----- Data lines -----

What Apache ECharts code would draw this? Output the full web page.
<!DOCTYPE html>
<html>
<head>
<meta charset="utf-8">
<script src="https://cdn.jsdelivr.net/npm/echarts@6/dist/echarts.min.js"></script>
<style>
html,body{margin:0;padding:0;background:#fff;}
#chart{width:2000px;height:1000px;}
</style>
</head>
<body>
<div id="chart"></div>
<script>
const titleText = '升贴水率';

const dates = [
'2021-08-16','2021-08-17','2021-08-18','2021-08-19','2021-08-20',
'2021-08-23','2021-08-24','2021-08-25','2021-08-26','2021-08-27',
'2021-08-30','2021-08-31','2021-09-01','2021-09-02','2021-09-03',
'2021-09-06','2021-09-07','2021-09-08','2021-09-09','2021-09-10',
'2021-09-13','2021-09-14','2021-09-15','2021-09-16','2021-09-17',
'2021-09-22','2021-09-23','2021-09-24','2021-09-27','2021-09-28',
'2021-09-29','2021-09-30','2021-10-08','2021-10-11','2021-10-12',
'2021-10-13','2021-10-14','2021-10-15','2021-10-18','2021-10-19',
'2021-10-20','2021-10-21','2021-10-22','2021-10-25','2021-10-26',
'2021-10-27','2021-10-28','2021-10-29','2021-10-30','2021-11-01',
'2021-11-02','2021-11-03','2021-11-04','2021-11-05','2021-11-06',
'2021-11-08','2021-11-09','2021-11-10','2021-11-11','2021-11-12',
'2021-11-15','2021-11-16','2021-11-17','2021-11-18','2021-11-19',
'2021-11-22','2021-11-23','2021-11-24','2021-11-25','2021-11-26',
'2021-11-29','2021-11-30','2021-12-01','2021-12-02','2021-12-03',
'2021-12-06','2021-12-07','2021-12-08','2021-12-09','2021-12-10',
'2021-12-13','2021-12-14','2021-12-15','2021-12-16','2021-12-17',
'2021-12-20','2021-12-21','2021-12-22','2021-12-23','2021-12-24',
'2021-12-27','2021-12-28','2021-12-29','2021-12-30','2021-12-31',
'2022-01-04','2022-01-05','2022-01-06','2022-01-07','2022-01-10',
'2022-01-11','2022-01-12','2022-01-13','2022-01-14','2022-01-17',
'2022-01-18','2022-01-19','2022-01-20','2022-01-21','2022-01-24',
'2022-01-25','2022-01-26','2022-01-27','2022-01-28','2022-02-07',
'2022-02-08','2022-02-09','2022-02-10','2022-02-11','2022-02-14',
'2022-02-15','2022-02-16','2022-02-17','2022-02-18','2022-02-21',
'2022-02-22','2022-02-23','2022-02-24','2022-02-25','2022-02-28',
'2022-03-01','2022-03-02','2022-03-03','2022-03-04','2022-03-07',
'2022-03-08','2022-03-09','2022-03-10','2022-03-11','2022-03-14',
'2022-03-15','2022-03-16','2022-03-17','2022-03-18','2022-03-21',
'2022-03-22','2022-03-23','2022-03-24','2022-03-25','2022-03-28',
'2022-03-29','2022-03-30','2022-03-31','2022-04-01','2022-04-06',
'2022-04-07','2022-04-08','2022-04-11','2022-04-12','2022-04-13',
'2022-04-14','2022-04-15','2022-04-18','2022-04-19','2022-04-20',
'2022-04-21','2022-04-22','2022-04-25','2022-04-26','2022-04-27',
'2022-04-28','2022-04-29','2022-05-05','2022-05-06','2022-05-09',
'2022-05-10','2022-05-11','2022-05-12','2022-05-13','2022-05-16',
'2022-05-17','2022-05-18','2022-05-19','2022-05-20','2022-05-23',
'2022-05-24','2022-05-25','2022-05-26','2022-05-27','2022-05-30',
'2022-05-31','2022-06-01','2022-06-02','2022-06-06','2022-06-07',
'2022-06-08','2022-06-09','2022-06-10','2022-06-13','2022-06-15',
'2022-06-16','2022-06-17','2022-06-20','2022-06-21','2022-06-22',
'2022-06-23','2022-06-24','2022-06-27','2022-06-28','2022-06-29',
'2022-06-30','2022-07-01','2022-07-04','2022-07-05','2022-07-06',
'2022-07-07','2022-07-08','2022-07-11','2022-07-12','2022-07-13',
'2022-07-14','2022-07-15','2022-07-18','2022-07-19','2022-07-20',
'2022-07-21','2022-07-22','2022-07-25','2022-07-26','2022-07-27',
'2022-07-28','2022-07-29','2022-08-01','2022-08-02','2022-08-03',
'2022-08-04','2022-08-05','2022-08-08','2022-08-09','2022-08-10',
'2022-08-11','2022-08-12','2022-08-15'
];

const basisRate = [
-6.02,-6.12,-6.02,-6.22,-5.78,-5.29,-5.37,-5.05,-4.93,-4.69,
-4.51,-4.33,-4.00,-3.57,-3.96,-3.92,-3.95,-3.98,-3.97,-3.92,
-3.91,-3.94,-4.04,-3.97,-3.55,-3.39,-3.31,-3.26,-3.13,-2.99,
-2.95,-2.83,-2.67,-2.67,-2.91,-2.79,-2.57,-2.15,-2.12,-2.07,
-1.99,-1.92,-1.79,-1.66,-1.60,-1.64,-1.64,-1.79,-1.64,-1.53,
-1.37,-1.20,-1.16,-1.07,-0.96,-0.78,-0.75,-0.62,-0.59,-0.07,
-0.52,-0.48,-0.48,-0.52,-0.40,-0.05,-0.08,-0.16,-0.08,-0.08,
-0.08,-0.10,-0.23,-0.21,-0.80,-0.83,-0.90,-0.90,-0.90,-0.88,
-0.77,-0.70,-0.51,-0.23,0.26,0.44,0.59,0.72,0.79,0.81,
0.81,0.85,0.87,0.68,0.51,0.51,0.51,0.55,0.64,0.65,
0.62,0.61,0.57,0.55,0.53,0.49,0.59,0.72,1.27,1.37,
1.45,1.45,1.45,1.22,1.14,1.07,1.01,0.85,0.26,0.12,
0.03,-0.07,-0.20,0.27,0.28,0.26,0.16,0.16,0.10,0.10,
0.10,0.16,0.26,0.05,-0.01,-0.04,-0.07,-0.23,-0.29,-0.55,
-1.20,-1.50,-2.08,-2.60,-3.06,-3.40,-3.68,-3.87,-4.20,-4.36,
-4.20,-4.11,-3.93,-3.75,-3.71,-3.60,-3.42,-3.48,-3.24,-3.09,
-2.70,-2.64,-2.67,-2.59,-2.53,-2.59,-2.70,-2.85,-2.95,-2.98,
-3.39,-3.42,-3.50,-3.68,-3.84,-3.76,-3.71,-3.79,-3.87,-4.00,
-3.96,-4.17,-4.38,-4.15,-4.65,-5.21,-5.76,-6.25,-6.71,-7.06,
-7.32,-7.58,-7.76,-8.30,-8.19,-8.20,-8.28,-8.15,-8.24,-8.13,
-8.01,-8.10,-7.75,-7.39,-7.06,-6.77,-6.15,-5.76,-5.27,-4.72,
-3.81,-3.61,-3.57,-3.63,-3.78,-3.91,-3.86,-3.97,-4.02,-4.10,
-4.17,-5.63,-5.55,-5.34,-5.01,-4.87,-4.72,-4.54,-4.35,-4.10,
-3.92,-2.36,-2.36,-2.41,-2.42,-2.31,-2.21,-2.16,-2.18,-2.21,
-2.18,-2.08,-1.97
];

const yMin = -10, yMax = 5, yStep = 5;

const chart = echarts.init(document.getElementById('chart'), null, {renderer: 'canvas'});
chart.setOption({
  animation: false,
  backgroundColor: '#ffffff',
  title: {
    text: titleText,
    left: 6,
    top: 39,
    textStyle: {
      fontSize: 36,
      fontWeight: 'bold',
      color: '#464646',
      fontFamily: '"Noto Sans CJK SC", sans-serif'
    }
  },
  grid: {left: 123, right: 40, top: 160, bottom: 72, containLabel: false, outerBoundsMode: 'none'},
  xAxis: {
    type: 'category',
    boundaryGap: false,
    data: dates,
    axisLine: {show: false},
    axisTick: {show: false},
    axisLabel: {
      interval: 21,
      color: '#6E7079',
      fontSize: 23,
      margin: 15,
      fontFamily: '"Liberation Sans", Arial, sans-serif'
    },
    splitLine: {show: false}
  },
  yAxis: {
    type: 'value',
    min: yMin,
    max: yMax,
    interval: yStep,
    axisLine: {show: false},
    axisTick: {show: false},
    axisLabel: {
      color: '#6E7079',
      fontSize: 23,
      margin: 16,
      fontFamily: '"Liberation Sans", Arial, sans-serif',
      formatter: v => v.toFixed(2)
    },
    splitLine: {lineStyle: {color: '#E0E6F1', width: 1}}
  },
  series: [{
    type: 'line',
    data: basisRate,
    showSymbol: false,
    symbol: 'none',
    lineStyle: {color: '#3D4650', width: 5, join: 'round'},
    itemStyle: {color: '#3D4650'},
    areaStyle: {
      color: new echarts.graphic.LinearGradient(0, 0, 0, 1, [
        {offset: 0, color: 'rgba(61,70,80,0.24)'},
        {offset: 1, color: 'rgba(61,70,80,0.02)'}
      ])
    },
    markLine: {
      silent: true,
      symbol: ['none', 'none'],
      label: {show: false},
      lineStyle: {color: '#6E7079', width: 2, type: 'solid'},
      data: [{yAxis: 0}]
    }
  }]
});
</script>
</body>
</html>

-----

Requirements –
Quote exactly the lines running from the start of the listing above through the line where "const titleText = '升贴水率';" is found, and output no other lines.

Task response –
What Apache ECharts code would draw this? Output the full web page.
<!DOCTYPE html>
<html>
<head>
<meta charset="utf-8">
<script src="https://cdn.jsdelivr.net/npm/echarts@6/dist/echarts.min.js"></script>
<style>
html,body{margin:0;padding:0;background:#fff;}
#chart{width:2000px;height:1000px;}
</style>
</head>
<body>
<div id="chart"></div>
<script>
const titleText = '升贴水率';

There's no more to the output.